Mr Wrighton said: "I then got on with it and have been chasing and chasing ever since." He had to start the works in order to transfer his mortgage. Currently the house is watertight and has a solid roof but Mr Wrighton wants to start on the inside work so it can be completed by the end of the summer.

He said: “I feel like I have been done over by them asking for the £61,000. I was just shell-shocked when I saw it come through. You can just never trust anyone. My solicitor has called and messaged the council again and again and not got a formal reply. It is absolutely unbelievable to ignore the solicitor. James [Potter] has spoken to some councillors but we don't think we are really going anywhere. His emails saying 'you are ignoring me' have been ignored. He is obviously doing everything that he can.”

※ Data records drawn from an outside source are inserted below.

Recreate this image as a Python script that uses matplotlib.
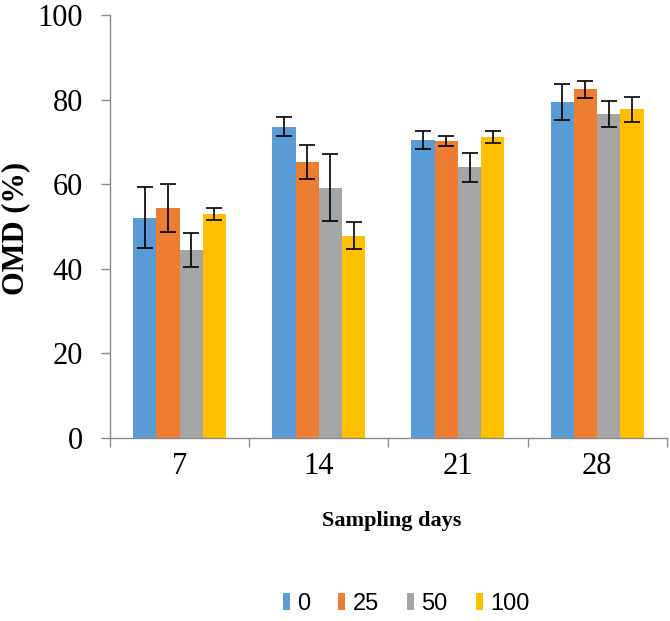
import matplotlib
matplotlib.use("Agg")
import matplotlib.pyplot as plt
import numpy as np

categories = ["7", "14", "21", "28"]
series_names = ["0", "25", "50", "100"]
vals_0 = [52.1, 73.6, 70.4, 79.4]
vals_25 = [54.4, 65.2, 70.3, 82.4]
vals_50 = [44.4, 59.2, 64.0, 76.6]
vals_100 = [53.0, 47.8, 71.2, 77.7]
err_0 = [7.3, 2.3, 2.1, 4.2]
err_25 = [5.6, 4.0, 1.2, 2.0]
err_50 = [4.0, 8.0, 3.4, 3.1]
err_100 = [1.4, 3.2, 1.4, 3.0]
colors = ["#5B9BD5", "#ED7D31", "#A5A5A5", "#FFC000"]

values = [vals_0, vals_25, vals_50, vals_100]
errors = [err_0, err_25, err_50, err_100]

fig = plt.figure(figsize=(6.70, 6.21), dpi=100)
ax = fig.add_axes([110/670, 1 - 438/621, (666.7 - 110)/670, (438 - 15)/621])

x = np.arange(len(categories))
w = 0.167
for i, (v, e, c, n) in enumerate(zip(values, errors, colors, series_names)):
    ax.bar(x + (i - 1.5) * w, v, width=w, color=c, label=n, zorder=2,
           yerr=e, error_kw=dict(ecolor="black", elinewidth=1.2, capsize=5.5, capthick=1.2))

ax.set_xlim(-0.5, 3.5)
ax.set_ylim(0, 100)
ax.set_yticks([0, 20, 40, 60, 80, 100])
ax.set_yticklabels(["0", "20", "40", "60", "80", "100"], fontfamily="Liberation Serif", fontsize=22)
ax.tick_params(axis="y", direction="out", length=6.5, width=1, color="#8c8c8c", pad=13)

ax.set_xticks(np.arange(-0.5, 4.0, 1.0))
ax.set_xticklabels([""] * 5)
ax.tick_params(axis="x", which="major", direction="out", length=6.5, width=1, color="#8c8c8c")
ax.set_xticks(x, minor=True)
ax.set_xticklabels(categories, minor=True, fontfamily="Liberation Serif", fontsize=22)
ax.tick_params(axis="x", which="minor", length=0, pad=10)

for s in ["top", "right"]:
    ax.spines[s].set_visible(False)
for s in ["left", "bottom"]:
    ax.spines[s].set_color("#8c8c8c")
    ax.spines[s].set_linewidth(1)

fig.text(16/670, 1 - 228/621, "OMD (%)", rotation=90, ha="center", va="center",
         fontfamily="Liberation Serif", fontweight="bold", fontsize=22)
fig.text(392/670, 1 - 521/621, "Sampling days", ha="center", va="center",
         fontfamily="Liberation Serif", fontweight="bold", fontsize=16)

leg = fig.legend(loc="center", bbox_to_anchor=(406/670, 1 - 604/621), ncol=4, frameon=False,
                 prop=dict(family="Liberation Sans", size=17), handlelength=0.3, handleheight=0.72,
                 handletextpad=0.3, columnspacing=1.2)

fig.savefig("out.png", dpi=100)
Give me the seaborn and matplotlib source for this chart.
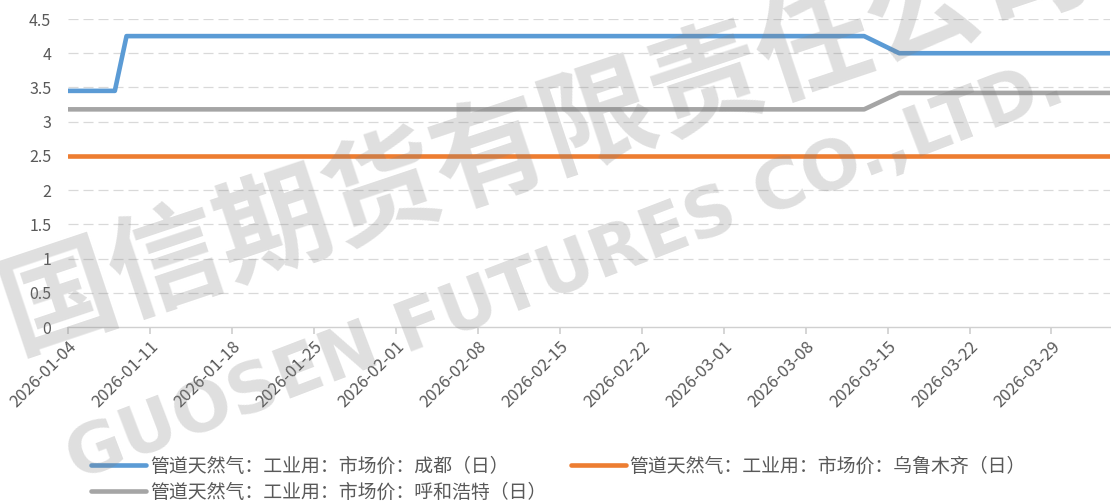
import matplotlib
matplotlib.use("Agg")
import matplotlib.pyplot as plt
import seaborn as sns
import pandas as pd

# ---- data (breakpoints) ----
dates = ["2026-01-04", "2026-01-08", "2026-01-09", "2026-03-13", "2026-03-16", "2026-04-03"]
chengdu = [3.45, 3.45, 4.25, 4.25, 4.0, 4.0]
urumqi = [2.5, 2.5, 2.5, 2.5, 2.5, 2.5]
hohhot = [3.18, 3.18, 3.18, 3.18, 3.42, 3.42]
series_names = [
    "管道天然气：工业用：市场价：成都（日）",
    "管道天然气：工业用：市场价：呼和浩特（日）",
    "管道天然气：工业用：市场价：乌鲁木齐（日）",
]
colors = ["#5B9BD5", "#A5A5A5", "#ED7D31"]
yticks = [0, 0.5, 1, 1.5, 2, 2.5, 3, 3.5, 4, 4.5]
ytick_labels = ["0", "0.5", "1", "1.5", "2", "2.5", "3", "3.5", "4", "4.5"]
xtick_dates = pd.date_range("2026-01-04", "2026-03-29", freq="7D")

df = pd.concat([
    pd.DataFrame({"date": pd.to_datetime(dates), "value": chengdu, "series": series_names[0]}),
    pd.DataFrame({"date": pd.to_datetime(dates), "value": hohhot, "series": series_names[1]}),
    pd.DataFrame({"date": pd.to_datetime(dates), "value": urumqi, "series": series_names[2]}),
])

sns.set_theme(style="white")
plt.rcParams["font.family"] = ["Noto Sans CJK SC", "DejaVu Sans"]

fig = plt.figure(figsize=(11.11, 5.04), dpi=100)
ax = fig.add_axes([68 / 1111, 1 - 327 / 504, 1042 / 1111, 308 / 504])

sns.lineplot(data=df, x="date", y="value", hue="series", hue_order=series_names,
             palette=colors, linewidth=3.3, ax=ax, legend=False, estimator=None,
             sort=False)

ax.set_xlim(pd.Timestamp("2026-01-04"), pd.Timestamp("2026-04-03"))
ax.set_ylim(0, 4.5)
ax.set_yticks(yticks)
ax.set_yticklabels(ytick_labels)
ax.set_xticks(xtick_dates)
ax.set_xticklabels([d.strftime("%Y-%m-%d") for d in xtick_dates], rotation=45,
                   ha="right", rotation_mode="anchor")
ax.set_xlabel("")
ax.set_ylabel("")

for y in yticks[1:]:
    ax.axhline(y, color="#D9D9D9", linewidth=0.9, linestyle=(0, (8, 4)), zorder=0)

for s in ["top", "right", "left"]:
    ax.spines[s].set_visible(False)
ax.spines["bottom"].set_color("#D0D0D0")
ax.spines["bottom"].set_linewidth(1.0)
ax.tick_params(axis="x", which="major", bottom=True, length=5, color="#D0D0D0",
               labelsize=12, labelcolor="#595959", pad=3)
ax.tick_params(axis="y", left=False, labelsize=11.5, labelcolor="#595959", pad=6)

handles = [plt.Line2D([], [], color=c, linewidth=3.3) for c in colors]
fig.legend(handles, series_names, loc="upper left", ncol=2,
           bbox_to_anchor=(80 / 1111, 1 - 444 / 504), frameon=False,
           fontsize=13.6, handlelength=2.9, handletextpad=0.2,
           columnspacing=1.3, labelspacing=0.28, labelcolor="#595959",
           borderpad=0.1)

# watermark (display coords, origin bottom-left)
fig.text(545, 366, "国信期货有限责任公司", transform=None, fontsize=82,
         color="#808080", alpha=0.25, rotation=18.5, ha="center", va="center",
         fontweight="bold", zorder=10)
fig.text(565, 232, "GUOSEN FUTURES CO.,LTD.", transform=None, fontsize=50,
         color="#808080", alpha=0.25, rotation=21, ha="center", va="center",
         fontweight="bold", family="DejaVu Sans", zorder=10)

fig.savefig("out.png", dpi=100)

Mr Wrighton admitted that he understood the risks and the consequences of beginning work before the planning permission had officially gone through. However, he said: "This is our family home. My family are begging to move into their family home."

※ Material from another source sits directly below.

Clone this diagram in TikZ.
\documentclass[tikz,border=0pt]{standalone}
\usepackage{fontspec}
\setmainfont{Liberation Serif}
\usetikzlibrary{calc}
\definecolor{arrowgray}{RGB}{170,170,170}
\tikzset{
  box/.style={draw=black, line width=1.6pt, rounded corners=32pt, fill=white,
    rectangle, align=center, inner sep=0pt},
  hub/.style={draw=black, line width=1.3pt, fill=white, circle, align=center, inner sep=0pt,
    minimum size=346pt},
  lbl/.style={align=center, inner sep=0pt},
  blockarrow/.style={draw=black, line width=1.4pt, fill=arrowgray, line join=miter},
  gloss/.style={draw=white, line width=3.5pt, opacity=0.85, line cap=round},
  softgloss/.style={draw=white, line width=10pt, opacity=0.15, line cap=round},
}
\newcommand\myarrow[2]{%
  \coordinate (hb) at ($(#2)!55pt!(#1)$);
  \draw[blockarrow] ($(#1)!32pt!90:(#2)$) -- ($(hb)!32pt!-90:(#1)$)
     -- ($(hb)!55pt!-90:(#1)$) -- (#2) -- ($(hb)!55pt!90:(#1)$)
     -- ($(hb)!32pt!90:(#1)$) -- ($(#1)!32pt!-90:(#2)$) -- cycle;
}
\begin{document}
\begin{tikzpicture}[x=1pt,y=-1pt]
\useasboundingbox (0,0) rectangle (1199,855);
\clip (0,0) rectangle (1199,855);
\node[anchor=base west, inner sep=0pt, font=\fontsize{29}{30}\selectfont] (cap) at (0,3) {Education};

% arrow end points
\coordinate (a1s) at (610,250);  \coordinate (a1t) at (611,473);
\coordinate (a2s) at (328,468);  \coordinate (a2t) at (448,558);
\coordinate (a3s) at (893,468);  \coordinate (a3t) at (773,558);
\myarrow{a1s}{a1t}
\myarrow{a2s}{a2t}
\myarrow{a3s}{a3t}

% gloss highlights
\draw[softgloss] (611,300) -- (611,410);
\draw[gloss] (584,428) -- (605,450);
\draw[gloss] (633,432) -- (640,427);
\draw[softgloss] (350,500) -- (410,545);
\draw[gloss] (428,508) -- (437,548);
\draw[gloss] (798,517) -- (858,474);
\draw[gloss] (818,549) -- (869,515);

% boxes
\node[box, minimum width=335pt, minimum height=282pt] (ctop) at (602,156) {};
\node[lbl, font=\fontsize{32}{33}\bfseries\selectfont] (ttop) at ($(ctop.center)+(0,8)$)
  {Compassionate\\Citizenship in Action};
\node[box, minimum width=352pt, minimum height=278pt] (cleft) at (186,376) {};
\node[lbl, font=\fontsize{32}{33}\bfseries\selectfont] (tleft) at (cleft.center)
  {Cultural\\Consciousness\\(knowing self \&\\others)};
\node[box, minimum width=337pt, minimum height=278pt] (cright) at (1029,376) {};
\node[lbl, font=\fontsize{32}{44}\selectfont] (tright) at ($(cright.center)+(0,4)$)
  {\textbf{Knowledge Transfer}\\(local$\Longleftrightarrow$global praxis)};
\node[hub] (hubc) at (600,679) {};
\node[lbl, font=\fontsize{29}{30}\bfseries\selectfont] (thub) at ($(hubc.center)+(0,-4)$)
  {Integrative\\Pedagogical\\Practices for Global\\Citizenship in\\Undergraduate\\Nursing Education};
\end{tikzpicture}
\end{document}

Mr Potter said: "The council are ghosting him, it is diabolical." Mr Potter added: "Graham’s application was expected to receive permission in December 2025, yet despite the Council’s case officer confirming the drawings are approvable, months have passed without any meaningful update to either ourselves or his planning solicitor. Delays of this nature are unacceptable, costly, and create huge worry for applicants. The rules surrounding CIL exemptions are equally frustrating. Requiring applicants to formally notify the Council of a start date or risk losing their exemption places excessive weight on procedural technicalities that many ordinary homeowners simply do not understand. In reality, the key issue should be when the development is completed so the three-year timeframe can be managed, not whether a form was submitted at the correct moment. Tens of thousands of pounds is how the council rewards such mistakes to applicants, and in Graham’s instance it was £61,000."

Portsmouth Council has been contacted for comment.